Last week, I worked on a TUAW post about ways people talk themselves out of using Time Machine. At one point in the post I needed to show a screenshot that demonstrated how to remove individual backups.

Unfortunately, I quickly discovered that you cannot perform normal screenshots while engaged in the Time Machine interface.

So what I did was step back and mess around a bit at the OS X command line to see if I couldn't get around that problem. Be warned that this solution uses the Unix terminal. If you are unfamiliar with that utility app, you'll probably want to skip the rest of this post.

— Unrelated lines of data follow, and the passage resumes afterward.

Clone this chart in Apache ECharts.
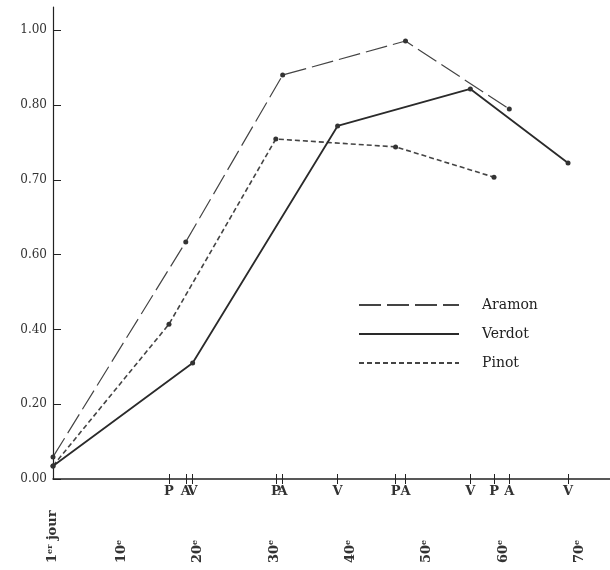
<!DOCTYPE html>
<html>
<head>
<meta charset="utf-8">
<script src="https://cdn.jsdelivr.net/npm/echarts@6/dist/echarts.min.js"></script>
<style>
html,body{margin:0;padding:0;background:#fff;}
#chart{width:610px;height:570px;}
</style>
</head>
<body>
<div id="chart"></div>
<script>
// Days (x) and values (in axis-position units; tick labels mapped below)
const aramonDays  = [1, 18.4, 31.1, 47.2, 60.8];
const aramonVals  = [0.059, 0.634, 1.080, 1.171, 0.989];
const verdotDays  = [1, 19.3, 38.3, 55.7, 68.5];
const verdotVals  = [0.035, 0.310, 0.944, 1.043, 0.845];
const pinotDays   = [1, 16.2, 30.2, 45.9, 58.8];
const pinotVals   = [0.035, 0.414, 0.909, 0.888, 0.807];

const seriesNames = ['Aramon', 'Verdot', 'Pinot'];
const harvestLetters = ['A', 'V', 'P'];

const yTickValues = [0, 0.2, 0.4, 0.6, 0.8, 1.0, 1.2];
const yTickLabels = ['0.00', '0.20', '0.40', '0.60', '0.70', '0.80', '1.00'];

const dayTickValues = [1, 10, 20, 30, 40, 50, 60, 70];
const dayTickLabels = ['1{s|er} jour', '10{s|e}', '20{s|e}', '30{s|e}', '40{s|e}', '50{s|e}', '60{s|e}', '70{s|e}'];

const allDays = [aramonDays, verdotDays, pinotDays];
const allVals = [aramonVals, verdotVals, pinotVals];

// harvest ticks: every point after the first day
const harvest = [];
allDays.forEach((days, i) => days.slice(1).forEach(d => harvest.push({d: d, l: harvestLetters[i]})));
const harvestDays = harvest.map(h => h.d);
function harvestLabel(v) {
  let best = null, bd = 1e9;
  harvest.forEach(h => { const dd = Math.abs(h.d - v); if (dd < bd) { bd = dd; best = h; } });
  return best && bd < 0.01 ? best.l : '';
}

const serif = 'DejaVu Serif';
const ink = '#333';

const styles = [
  {lineStyle: {color: '#444', width: 1.2, type: [22, 6]}},
  {lineStyle: {color: '#2a2a2a', width: 1.8, type: 'solid'}},
  {lineStyle: {color: '#444', width: 1.6, type: [5, 3]}}
];

const series = seriesNames.map((name, i) => ({
  name: name,
  type: 'line',
  xAxisIndex: 0,
  yAxisIndex: 0,
  data: allDays[i].map((d, k) => [d, allVals[i][k]]),
  symbol: 'circle',
  symbolSize: 5,
  itemStyle: {color: '#333'},
  lineStyle: styles[i].lineStyle,
  animation: false,
  z: 3 - i
}));

const chart = echarts.init(document.getElementById('chart'), null, {renderer: 'canvas'});
chart.setOption({
  backgroundColor: '#fff',
  animation: false,
  grid: {left: 53, right: 0, top: 7, bottom: 91, containLabel: false},
  legend: {
    orient: 'vertical',
    left: 353,
    top: 293,
    itemWidth: 100,
    itemHeight: 14,
    itemGap: 15,
    itemStyle: {color: 'rgba(0,0,0,0)', borderWidth: 0, opacity: 0},
    textStyle: {fontFamily: serif, fontSize: 14, color: '#222', padding: [0, 0, 0, 18]},
    data: seriesNames
  },
  xAxis: [
    {
      type: 'value', min: 1, max: 74, position: 'bottom',
      splitLine: {show: false},
      axisLine: {show: true, lineStyle: {color: '#222', width: 1.5}},
      axisTick: {show: true, customValues: harvestDays, length: 5, inside: false, lineStyle: {color: '#222'}},
      axisLabel: {
        show: true, customValues: harvestDays, margin: 6,
        formatter: v => harvestLabel(v),
        fontFamily: serif, fontSize: 13, fontWeight: 'bold', color: ink
      }
    },
    {
      type: 'value', min: 1, max: 74, position: 'bottom', offset: 0,
      splitLine: {show: false},
      axisLine: {show: false},
      axisTick: {show: true, customValues: harvestDays, length: 5, inside: true, lineStyle: {color: '#222'}},
      axisLabel: {show: false}
    },
    {
      type: 'value', min: 1, max: 74, position: 'bottom', offset: 84,
      splitLine: {show: false},
      axisLine: {show: false},
      axisTick: {show: false},
      axisLabel: {
        show: true, customValues: dayTickValues, rotate: 90, margin: 0,
        align: 'left', verticalAlign: 'middle',
        formatter: v => dayTickLabels[dayTickValues.indexOf(v)] || '',
        fontFamily: serif, fontSize: 13, fontWeight: 'bold', color: ink,
        rich: {s: {fontFamily: serif, fontSize: 8, fontWeight: 'bold', color: ink, verticalAlign: 'top', padding: [0, 0, 6, 0]}}
      }
    }
  ],
  yAxis: {
    type: 'value', min: 0, max: 1.262,
    splitLine: {show: false},
    axisLine: {show: true, lineStyle: {color: '#222', width: 1.2}},
    axisTick: {show: true, customValues: yTickValues, inside: true, length: 8, lineStyle: {color: '#222'}},
    axisLabel: {
      show: true, customValues: yTickValues, margin: 6,
      formatter: v => yTickLabels[Math.round(v / 0.2)] || '',
      fontFamily: serif, fontSize: 12, color: ink
    }
  },
  series: series
});
</script>
</body>
</html>
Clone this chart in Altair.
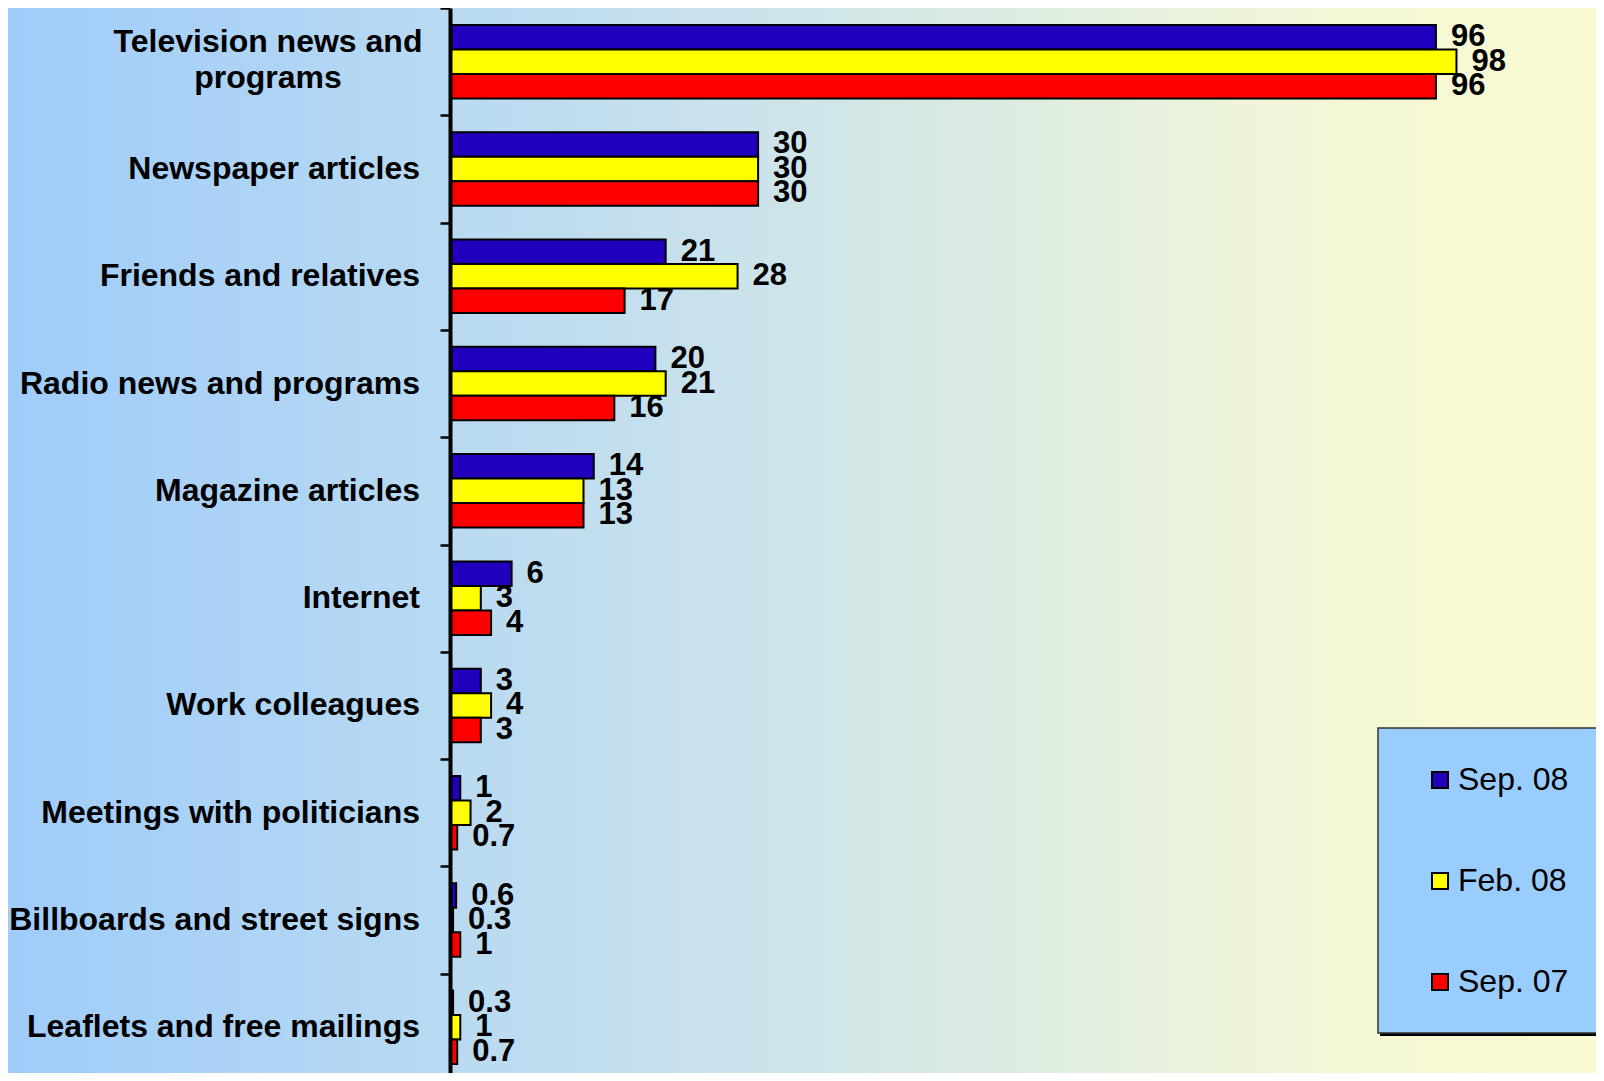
import altair as alt
import pandas as pd

categories = [
    "Television news and programs",
    "Newspaper articles",
    "Friends and relatives",
    "Radio news and programs",
    "Magazine articles",
    "Internet",
    "Work colleagues",
    "Meetings with politicians",
    "Billboards and street signs",
    "Leaflets and free mailings",
]
display_labels = [
    "Television news and\nprograms",
    "Newspaper articles",
    "Friends and relatives",
    "Radio news and programs",
    "Magazine articles",
    "Internet",
    "Work colleagues",
    "Meetings with politicians",
    "Billboards and street signs",
    "Leaflets and free mailings",
]
series = ["Sep. 08", "Feb. 08", "Sep. 07"]
sep08 = [96, 30, 21, 20, 14, 6, 3, 1, 0.6, 0.3]
feb08 = [98, 30, 28, 21, 13, 3, 4, 2, 0.3, 1]
sep07 = [96, 30, 17, 16, 13, 4, 3, 0.7, 1, 0.7]
colors = ["#2000BC", "#FFFF00", "#FF0000"]

rows = []
for s, vals in zip(series, [sep08, feb08, sep07]):
    for c, v in zip(categories, vals):
        rows.append({"category": c, "series": s, "value": v})
df = pd.DataFrame(rows)
label_df = pd.DataFrame({"category": categories, "label": display_labels})

W = 1146
H = 1073
PAD_LEFT = 442
FONT = "Liberation Sans"

y_enc = alt.Y(
    "category:N",
    sort=categories,
    scale=alt.Scale(paddingInner=0, paddingOuter=0),
    axis=alt.Axis(
        title=None,
        labels=False,
        grid=False,
        tickBand="extent",
        tickSize=10,
        tickWidth=2.5,
        tickColor="black",
        domainColor="black",
        domainWidth=4,
        zindex=1,
    ),
)
x_enc = alt.X("value:Q", scale=alt.Scale(domain=[0, W / 10.27], nice=False, zero=True), axis=None)
yoff_enc = alt.YOffset("series:N", sort=series, scale=alt.Scale(paddingOuter=0.69, paddingInner=0))

gradient = alt.LinearGradient(
    gradient="linear",
    stops=[
        alt.GradientStop(color="#9FCCFA", offset=0),
        alt.GradientStop(color="#C9E2EC", offset=0.45),
        alt.GradientStop(color="#F5F8D6", offset=0.85),
        alt.GradientStop(color="#FAFAD2", offset=1),
    ],
    x1=0, x2=1, y1=0, y2=0,
)

one = alt.Data(values=[{}])

background = alt.Chart(one).mark_rect(color=gradient).encode(
    x=alt.value(-PAD_LEFT), x2=alt.value(W), y=alt.value(0), y2=alt.value(H)
)

legend_shadow = alt.Chart(one).mark_rect(color="black").encode(
    x=alt.value(930), x2=alt.value(W + 20), y=alt.value(723), y2=alt.value(1028)
)
legend_box = alt.Chart(one).mark_rect(color="#99CCFF", stroke="#333333", strokeWidth=1.5).encode(
    x=alt.value(928), x2=alt.value(W + 20), y=alt.value(720), y2=alt.value(1025)
)

bars = alt.Chart(df).mark_bar(stroke="black", strokeWidth=2).encode(
    x=x_enc,
    y=y_enc,
    yOffset=yoff_enc,
    color=alt.Color(
        "series:N",
        sort=series,
        scale=alt.Scale(domain=series, range=colors),
        legend=alt.Legend(
            orient="none",
            legendX=974,
            legendY=756,
            title=None,
            symbolType="square",
            symbolSize=256,
            symbolStrokeColor="black",
            symbolStrokeWidth=2,
            labelFont=FONT,
            labelFontSize=32,
            labelColor="black",
            labelOffset=2,
            rowPadding=69,
            padding=0,
            direction="vertical",
        ),
    ),
)

values = alt.Chart(df).mark_text(
    align="left", baseline="middle", dx=15, fontSize=31, fontWeight="bold", font=FONT, color="black"
).encode(
    x=x_enc,
    y=y_enc,
    yOffset=yoff_enc,
    text=alt.Text("value:Q", format="~g"),
)

cat_labels = alt.Chart(label_df).transform_filter(
    alt.datum.category != categories[0]
).mark_text(
    align="right", baseline="middle", fontSize=32, fontWeight="bold", font=FONT, color="black"
).encode(x=alt.value(-30), y=y_enc, text="label:N")

cat_label_first = alt.Chart(label_df).transform_filter(
    alt.datum.category == categories[0]
).mark_text(
    align="center", baseline="middle", fontSize=32, fontWeight="bold", font=FONT, color="black",
    lineBreak="\n", lineHeight=36, dy=-20,
).encode(x=alt.value(-182), y=y_enc, text="label:N")

chart = alt.layer(
    background, legend_shadow, legend_box, bars, values, cat_labels, cat_label_first
).properties(
    width=W,
    height=H,
    padding={"left": PAD_LEFT, "top": 0, "right": 0, "bottom": -8},
    autosize=alt.AutoSizeParams(type="none"),
).configure_view(stroke=None)

chart.save("out.html", embed_options={"renderer": "svg", "actions": False})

The screencapture utility can be found in /usr/sbin. It enables you to grab images from the screen and save them either to a file or, as I wanted to do, the clipboard. What I needed to do was set the screen capture in motion, enter Time Machine, set up my shot and only then have the screen grabbed on my behalf.

Fortunately, screencapture offers a time offset that allows you to delay the shot however many seconds into the future via the -T option. You supply a number, in my case I used 20 seconds, and then have time to set up. Once the shot is captured, you hear a camera shutter sound and you can retrieve the image you've created.

The exact options I used were as follows. The -c option stores the image to the system pasteboard (commonly called the clipboard, hence the "c"). The -m option shoots only the main screen (I use multiple monitors).

% screencapture -c -T20 -m

Together, this provided me a sweet solution for providing visual access to a screen that I couldn't normally capture.